Still, Iowa Governor Terry E. Branstad declared a state of emergency on May 1 due to the avian influenza outbreak. The virus may pose no risk to humans, but it is already having an impact on prices at the grocery store. In some cases, shortages have made it difficult for shoppers to buy eggs.
For now at least, the biggest impact of the virus is on egg prices, because so many egg-producing hens have died or had to be killed. In Iowa, the country’s leading egg producer, more than 26 million hens have been lost since the virus appeared several months ago.

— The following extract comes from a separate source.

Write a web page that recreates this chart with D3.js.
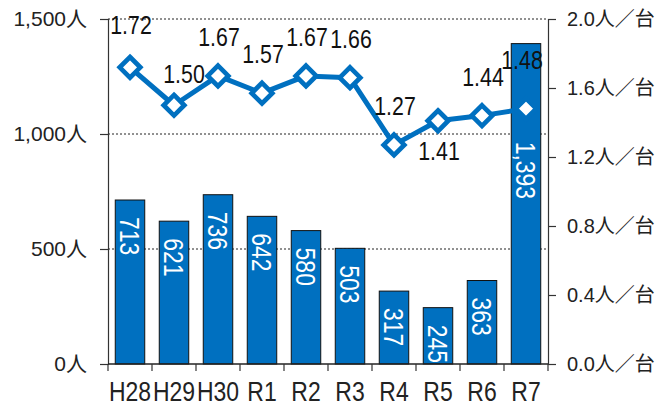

“A consensus of economists who work in the area is that for every million birds we lose, we’ll see about a 1.6 percent price increase,” Dr. Dermot Hayes, an agricultural economist at Iowa State University, explained to an Iowa TV station last week. “We’re looking at between a 20-30 percent increase in retail prices.”
According to the Associated Press, the price of a carton of eggs at supermarkets has increased 17% over the last month, hitting an average of $1.39. Bulk prices paid for eggs by cake mix and mayonnaise manufacturers, meanwhile, have spiked 63% over the past two-and-a-half weeks. Turkey prices are up as well, with breast meat at delis rising 10% since mid-April. So far, chicken prices appear to be unaffected.
Still, egg prices remain far below their record highs in the Midwest. Last fall, according to the AP—egg prices soared in the Midwest, breaking records day after day and eventually hitting a high of $2.18 per dozen.
Meanwhile, a disruption in the egg supply has resulted in egg shortages in the Minneapolis area that have been described as “temporary.” Walmart and Target stores in the Twin Cities say that they have experienced no issues with getting eggs, but local supermarket chains such as Cub Foods and Kowalski’s have reported shortages.
Since the flu is thought to be spread by migratory birds, many are concerned about what will happen in the fall, when birds fly south for the winter.